Uma vez mais, estas eleições autárquicas, como outras de que me lembro, são motivo de grande desgosto. Esta antecipação vem acompanhada de uma grande, porém já muito clássica, frustração.
No passado ano de 2020 segui atentamente as eleições presidenciais americanas e, mesmo vivendo do outro lado do Atlântico, acompanhei-as ferverosamente, como se fossem as do meu País. Fiquei acordado até muito tarde para ver os debates, para saber em primeira mão as trocas e o nível dos argumentos de parte a parte. Naquela semana de apuramento dos resultados não havia aula prática ou teórica em que a CNN ou a Fox News não estivessem em livestream no meu computador, para ser o primeiro a ficar a saber qual o mais recente estado adicionado à conta dos azuis ou dos vermelhos.
Eis-me neste entusiasmo, e admito, com toda a honestidade, também com uma pequena dose de arrogante frustração, a encontrar-me sozinho, perdido e naufragado num mar de desinteresse intelectual e cívico (mesmo que estas eleições, pouco ou nada nos diziam, a nós, Portugueses). Qual não é o meu espanto quando a frase “esta alínea é importantíssima para o exame, atentem neste limite”, faz-me desviar a atenção do ecrã abusadamente preenchido pela CNN, para olhar para o quadro e encontrar os meus pares a fazer exatamente o mesmo que eu. Todos com os seus tablets e computadores, telemóveis e afins ligados, a acompanharem minuto a minuto estas que eram “as eleições da década”. Um novo estado adicionado à conta dos republicanos ou dos democratas era fugazmente acompanhado de um tímido burburinho geral.
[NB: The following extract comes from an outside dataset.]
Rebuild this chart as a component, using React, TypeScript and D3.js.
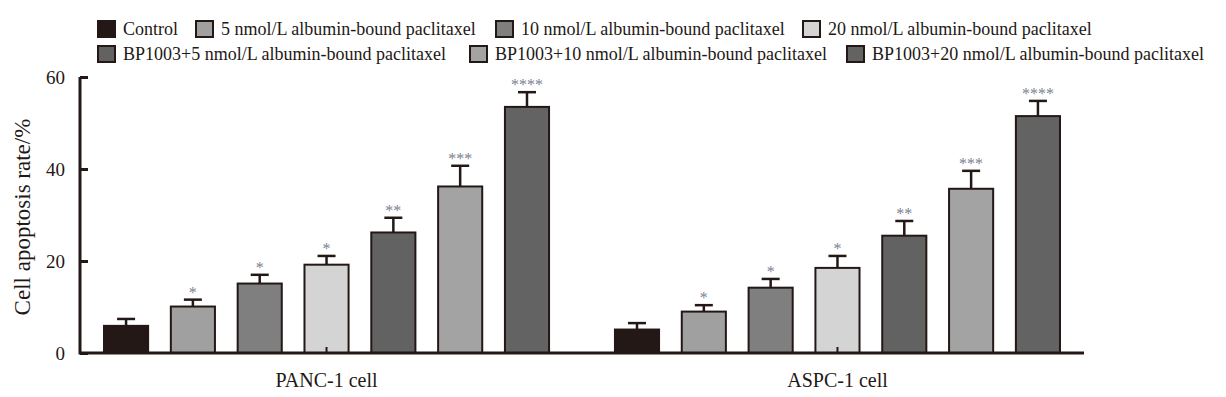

Rapidamente, apagou-se o incêndio do meu ego inocentemente presunçoso.
Deparo-me, logo de seguida, com a seguinte questão, “Mas porquê é que não tenho disto aqui em Portugal?” Podem apontar, é claro, que este tipo de vivência, não pode fazer parte do bom funcionamento de uma democracia sã, com todos os seus populismos, clubismos e histerismos, telenovelas e desrespeito pelas próprias instituições da democracia! Mas concedo também, secretamente, desejar um bocado mais de drama.
Evoco antes algo bastante mais romântico. Onde se perdeu a politização da sociedade e da juventude em específico? Quero de volta as associações de estudantes barulhentas e revoltadas, a la Mai 68. Chega do primado dos tecnocratas civicamente estáticos e emocionalmente congelados! Quero bandeiras e cartazes a desfilarem pelas ruas das grandes cidades, que não sejam só compostas por jotinhas e sindicatos. Quero autocolantes a dizer “Soares é fixe” nas mochilas dos meus colegas e hinos de campanha a serem entoados em anfiteatros improvisados pelas cidades deste nosso país. Isso! É isso mesmo que eu quero e o que eu dava para que uma máquina do tempo me levasse a 1986 para viver essas presidenciais como se, também fossem minhas. Quero o brilho dos olhos dos meus pais quando essas eleições são tema de conversa estampado na cara dos meus pares. Quero faculdades ocupadas em protesto, quero altercações, conversas, debates e partilhas nos locais de ensino de Norte a Sul, clandestinas, se necessário, para que a ilegalidade do ato alicie e atraia mais pessoas. Esta anemia política não pode continuar. Temos de trazer a pólis de volta!
Quero vibrar, juntamente com eles, os meus pares, nestas e em todas as outras eleições que se seguirem, porque isso também é celebrar a democracia, o poder do demos.